━━━ Given information ━━━

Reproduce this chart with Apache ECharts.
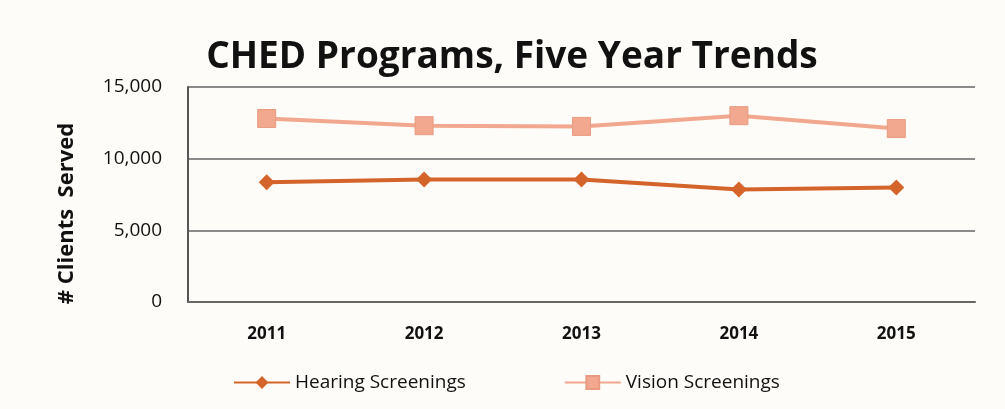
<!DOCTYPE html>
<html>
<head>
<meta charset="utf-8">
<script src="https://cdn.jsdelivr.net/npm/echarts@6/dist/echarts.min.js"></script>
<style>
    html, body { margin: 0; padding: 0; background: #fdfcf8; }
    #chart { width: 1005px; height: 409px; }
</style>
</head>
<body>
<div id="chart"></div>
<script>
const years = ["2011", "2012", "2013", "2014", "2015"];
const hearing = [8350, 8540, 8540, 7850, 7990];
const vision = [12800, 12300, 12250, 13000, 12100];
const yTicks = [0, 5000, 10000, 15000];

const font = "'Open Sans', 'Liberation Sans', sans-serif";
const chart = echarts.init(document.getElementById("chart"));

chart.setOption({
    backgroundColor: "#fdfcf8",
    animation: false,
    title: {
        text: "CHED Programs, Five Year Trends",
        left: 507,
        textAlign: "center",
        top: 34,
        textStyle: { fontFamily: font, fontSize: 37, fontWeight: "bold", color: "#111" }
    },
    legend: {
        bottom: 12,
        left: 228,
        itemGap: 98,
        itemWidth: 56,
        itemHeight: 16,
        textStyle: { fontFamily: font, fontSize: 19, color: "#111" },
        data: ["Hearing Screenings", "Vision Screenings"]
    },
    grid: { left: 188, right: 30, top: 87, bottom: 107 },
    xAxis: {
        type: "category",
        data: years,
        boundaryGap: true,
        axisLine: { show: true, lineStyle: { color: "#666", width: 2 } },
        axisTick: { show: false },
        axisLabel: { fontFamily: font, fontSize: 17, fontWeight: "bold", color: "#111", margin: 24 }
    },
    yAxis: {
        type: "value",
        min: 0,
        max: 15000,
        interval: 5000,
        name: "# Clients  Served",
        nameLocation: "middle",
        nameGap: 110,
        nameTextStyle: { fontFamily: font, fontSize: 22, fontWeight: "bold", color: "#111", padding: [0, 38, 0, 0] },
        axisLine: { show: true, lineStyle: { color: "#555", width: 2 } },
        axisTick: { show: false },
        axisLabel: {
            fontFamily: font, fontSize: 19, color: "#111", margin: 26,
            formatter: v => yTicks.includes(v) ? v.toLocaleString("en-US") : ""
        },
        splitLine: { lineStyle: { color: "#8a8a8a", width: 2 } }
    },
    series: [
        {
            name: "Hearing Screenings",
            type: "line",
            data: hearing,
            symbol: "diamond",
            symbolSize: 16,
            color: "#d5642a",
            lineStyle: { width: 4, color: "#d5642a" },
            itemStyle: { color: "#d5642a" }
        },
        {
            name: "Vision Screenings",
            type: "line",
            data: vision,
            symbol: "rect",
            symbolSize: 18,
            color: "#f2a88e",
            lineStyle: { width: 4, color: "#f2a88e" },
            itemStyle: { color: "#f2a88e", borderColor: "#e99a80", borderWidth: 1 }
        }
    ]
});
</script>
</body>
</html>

━━━

Stated problem :: Leave every image out, and retype the material exactly.

Solution to this exercise ::
Reproduce this chart with Apache ECharts.
<!DOCTYPE html>
<html>
<head>
<meta charset="utf-8">
<script src="https://cdn.jsdelivr.net/npm/echarts@6/dist/echarts.min.js"></script>
<style>
    html, body { margin: 0; padding: 0; background: #fdfcf8; }
    #chart { width: 1005px; height: 409px; }
</style>
</head>
<body>
<div id="chart"></div>
<script>
const years = ["2011", "2012", "2013", "2014", "2015"];
const hearing = [8350, 8540, 8540, 7850, 7990];
const vision = [12800, 12300, 12250, 13000, 12100];
const yTicks = [0, 5000, 10000, 15000];

const font = "'Open Sans', 'Liberation Sans', sans-serif";
const chart = echarts.init(document.getElementById("chart"));

chart.setOption({
    backgroundColor: "#fdfcf8",
    animation: false,
    title: {
        text: "CHED Programs, Five Year Trends",
        left: 507,
        textAlign: "center",
        top: 34,
        textStyle: { fontFamily: font, fontSize: 37, fontWeight: "bold", color: "#111" }
    },
    legend: {
        bottom: 12,
        left: 228,
        itemGap: 98,
        itemWidth: 56,
        itemHeight: 16,
        textStyle: { fontFamily: font, fontSize: 19, color: "#111" },
        data: ["Hearing Screenings", "Vision Screenings"]
    },
    grid: { left: 188, right: 30, top: 87, bottom: 107 },
    xAxis: {
        type: "category",
        data: years,
        boundaryGap: true,
        axisLine: { show: true, lineStyle: { color: "#666", width: 2 } },
        axisTick: { show: false },
        axisLabel: { fontFamily: font, fontSize: 17, fontWeight: "bold", color: "#111", margin: 24 }
    },
    yAxis: {
        type: "value",
        min: 0,
        max: 15000,
        interval: 5000,
        name: "# Clients  Served",
        nameLocation: "middle",
        nameGap: 110,
        nameTextStyle: { fontFamily: font, fontSize: 22, fontWeight: "bold", color: "#111", padding: [0, 38, 0, 0] },
        axisLine: { show: true, lineStyle: { color: "#555", width: 2 } },
        axisTick: { show: false },
        axisLabel: {
            fontFamily: font, fontSize: 19, color: "#111", margin: 26,
            formatter: v => yTicks.includes(v) ? v.toLocaleString("en-US") : ""
        },
        splitLine: { lineStyle: { color: "#8a8a8a", width: 2 } }
    },
    series: [
        {
            name: "Hearing Screenings",
            type: "line",
            data: hearing,
            symbol: "diamond",
            symbolSize: 16,
            color: "#d5642a",
            lineStyle: { width: 4, color: "#d5642a" },
            itemStyle: { color: "#d5642a" }
        },
        {
            name: "Vision Screenings",
            type: "line",
            data: vision,
            symbol: "rect",
            symbolSize: 18,
            color: "#f2a88e",
            lineStyle: { width: 4, color: "#f2a88e" },
            itemStyle: { color: "#f2a88e", borderColor: "#e99a80", borderWidth: 1 }
        }
    ]
});
</script>
</body>
</html>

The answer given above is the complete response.